DIRECTIVE >> Below is a set of records. Repeat all of them exactly.

GIVEN DATA >>
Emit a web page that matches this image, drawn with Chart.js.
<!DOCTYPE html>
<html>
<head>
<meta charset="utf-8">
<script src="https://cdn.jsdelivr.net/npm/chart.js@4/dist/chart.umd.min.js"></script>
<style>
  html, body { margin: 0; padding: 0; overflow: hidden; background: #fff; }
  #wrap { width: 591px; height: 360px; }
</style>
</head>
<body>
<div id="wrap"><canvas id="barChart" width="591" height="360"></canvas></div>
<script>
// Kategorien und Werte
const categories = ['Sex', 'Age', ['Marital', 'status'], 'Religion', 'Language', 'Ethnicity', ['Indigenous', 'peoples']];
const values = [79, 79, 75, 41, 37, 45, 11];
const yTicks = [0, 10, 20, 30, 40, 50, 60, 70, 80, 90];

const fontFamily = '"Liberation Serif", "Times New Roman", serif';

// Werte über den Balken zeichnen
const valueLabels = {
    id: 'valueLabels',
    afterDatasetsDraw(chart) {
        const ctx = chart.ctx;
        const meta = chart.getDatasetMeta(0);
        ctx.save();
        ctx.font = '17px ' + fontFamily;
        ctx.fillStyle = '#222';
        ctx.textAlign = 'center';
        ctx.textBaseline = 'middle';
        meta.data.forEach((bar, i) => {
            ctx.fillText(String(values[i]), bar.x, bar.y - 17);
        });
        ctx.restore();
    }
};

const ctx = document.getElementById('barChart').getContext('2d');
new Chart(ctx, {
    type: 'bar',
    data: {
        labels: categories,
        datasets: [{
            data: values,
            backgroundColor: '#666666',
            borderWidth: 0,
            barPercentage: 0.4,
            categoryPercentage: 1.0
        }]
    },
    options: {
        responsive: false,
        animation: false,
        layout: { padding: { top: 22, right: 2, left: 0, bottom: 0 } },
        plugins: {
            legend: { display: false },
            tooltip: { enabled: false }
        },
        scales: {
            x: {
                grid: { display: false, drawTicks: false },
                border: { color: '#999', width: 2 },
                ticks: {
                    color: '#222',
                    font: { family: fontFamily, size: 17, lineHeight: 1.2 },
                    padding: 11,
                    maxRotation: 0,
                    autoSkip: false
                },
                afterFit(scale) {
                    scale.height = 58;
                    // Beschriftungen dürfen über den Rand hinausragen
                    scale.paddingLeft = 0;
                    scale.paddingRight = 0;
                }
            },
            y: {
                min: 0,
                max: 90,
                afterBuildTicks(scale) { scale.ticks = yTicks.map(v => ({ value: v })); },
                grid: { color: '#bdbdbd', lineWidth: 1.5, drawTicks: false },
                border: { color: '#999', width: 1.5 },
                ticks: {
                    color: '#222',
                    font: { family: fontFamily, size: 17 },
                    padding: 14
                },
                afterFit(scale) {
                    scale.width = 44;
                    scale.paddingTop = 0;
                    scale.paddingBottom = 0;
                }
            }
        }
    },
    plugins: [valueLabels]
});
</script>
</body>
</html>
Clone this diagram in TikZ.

SOLUTION TO THIS PROBLEM >>
Emit a web page that matches this image, drawn with Chart.js.
<!DOCTYPE html>
<html>
<head>
<meta charset="utf-8">
<script src="https://cdn.jsdelivr.net/npm/chart.js@4/dist/chart.umd.min.js"></script>
<style>
  html, body { margin: 0; padding: 0; overflow: hidden; background: #fff; }
  #wrap { width: 591px; height: 360px; }
</style>
</head>
<body>
<div id="wrap"><canvas id="barChart" width="591" height="360"></canvas></div>
<script>
// Kategorien und Werte
const categories = ['Sex', 'Age', ['Marital', 'status'], 'Religion', 'Language', 'Ethnicity', ['Indigenous', 'peoples']];
const values = [79, 79, 75, 41, 37, 45, 11];
const yTicks = [0, 10, 20, 30, 40, 50, 60, 70, 80, 90];

const fontFamily = '"Liberation Serif", "Times New Roman", serif';

// Werte über den Balken zeichnen
const valueLabels = {
    id: 'valueLabels',
    afterDatasetsDraw(chart) {
        const ctx = chart.ctx;
        const meta = chart.getDatasetMeta(0);
        ctx.save();
        ctx.font = '17px ' + fontFamily;
        ctx.fillStyle = '#222';
        ctx.textAlign = 'center';
        ctx.textBaseline = 'middle';
        meta.data.forEach((bar, i) => {
            ctx.fillText(String(values[i]), bar.x, bar.y - 17);
        });
        ctx.restore();
    }
};

const ctx = document.getElementById('barChart').getContext('2d');
new Chart(ctx, {
    type: 'bar',
    data: {
        labels: categories,
        datasets: [{
            data: values,
            backgroundColor: '#666666',
            borderWidth: 0,
            barPercentage: 0.4,
            categoryPercentage: 1.0
        }]
    },
    options: {
        responsive: false,
        animation: false,
        layout: { padding: { top: 22, right: 2, left: 0, bottom: 0 } },
        plugins: {
            legend: { display: false },
            tooltip: { enabled: false }
        },
        scales: {
            x: {
                grid: { display: false, drawTicks: false },
                border: { color: '#999', width: 2 },
                ticks: {
                    color: '#222',
                    font: { family: fontFamily, size: 17, lineHeight: 1.2 },
                    padding: 11,
                    maxRotation: 0,
                    autoSkip: false
                },
                afterFit(scale) {
                    scale.height = 58;
                    // Beschriftungen dürfen über den Rand hinausragen
                    scale.paddingLeft = 0;
                    scale.paddingRight = 0;
                }
            },
            y: {
                min: 0,
                max: 90,
                afterBuildTicks(scale) { scale.ticks = yTicks.map(v => ({ value: v })); },
                grid: { color: '#bdbdbd', lineWidth: 1.5, drawTicks: false },
                border: { color: '#999', width: 1.5 },
                ticks: {
                    color: '#222',
                    font: { family: fontFamily, size: 17 },
                    padding: 14
                },
                afterFit(scale) {
                    scale.width = 44;
                    scale.paddingTop = 0;
                    scale.paddingBottom = 0;
                }
            }
        }
    },
    plugins: [valueLabels]
});
</script>
</body>
</html>
Clone this diagram in TikZ.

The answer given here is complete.